I have not read this yet but will on an upcoming trip. My uncle lived through this era and is mentioned in the book.
D**N
Incredible historical account!
This is one of the best books ever published on the history of the 5th Air Force in the early days of WWII in the Pacific. An absolute MUST READ for any historian . . .
M**O
Queens Die Proudly
"Queens Die Proudly," Excellent account of the very early months of WWII in the South Pacific (B-17 aircraft.) and the brave men who piloted and manned them. Mike in Alamo.
E**R
Queens Die Proudly by W L White
It is the story of a Flying Fortress from the time of the fall of the Philippines through to the fall of Java in 1942. The author, W L White, isn't the pilot of the Flying Fortress.
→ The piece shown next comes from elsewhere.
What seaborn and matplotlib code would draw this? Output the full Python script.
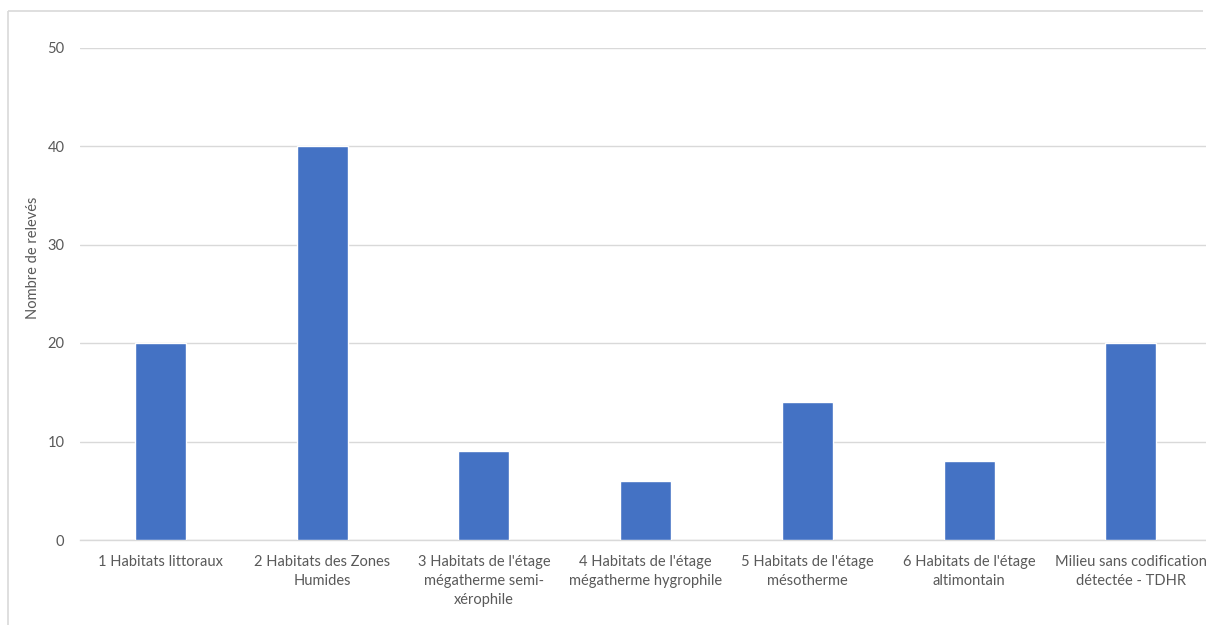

W L White is recounting the story of a Flying Fortress that the crew had named "The Swoose" and the accompanying Flying Fortresses (the Queens that Die Proudly) that helped defend the Dutch East Indies from the Japanese onslaught as told to him by the pilot, Frank Kurtz. It is a relatively unusual war memoir (if I can call it that) by an English speaking (United States) pilot in that it is pro-Dutch. All, bar one other war memoir that I have read, have been less than wholeheartedly pro-Dutch, in some instances to put it mildly. I found it to be well written and an easy read.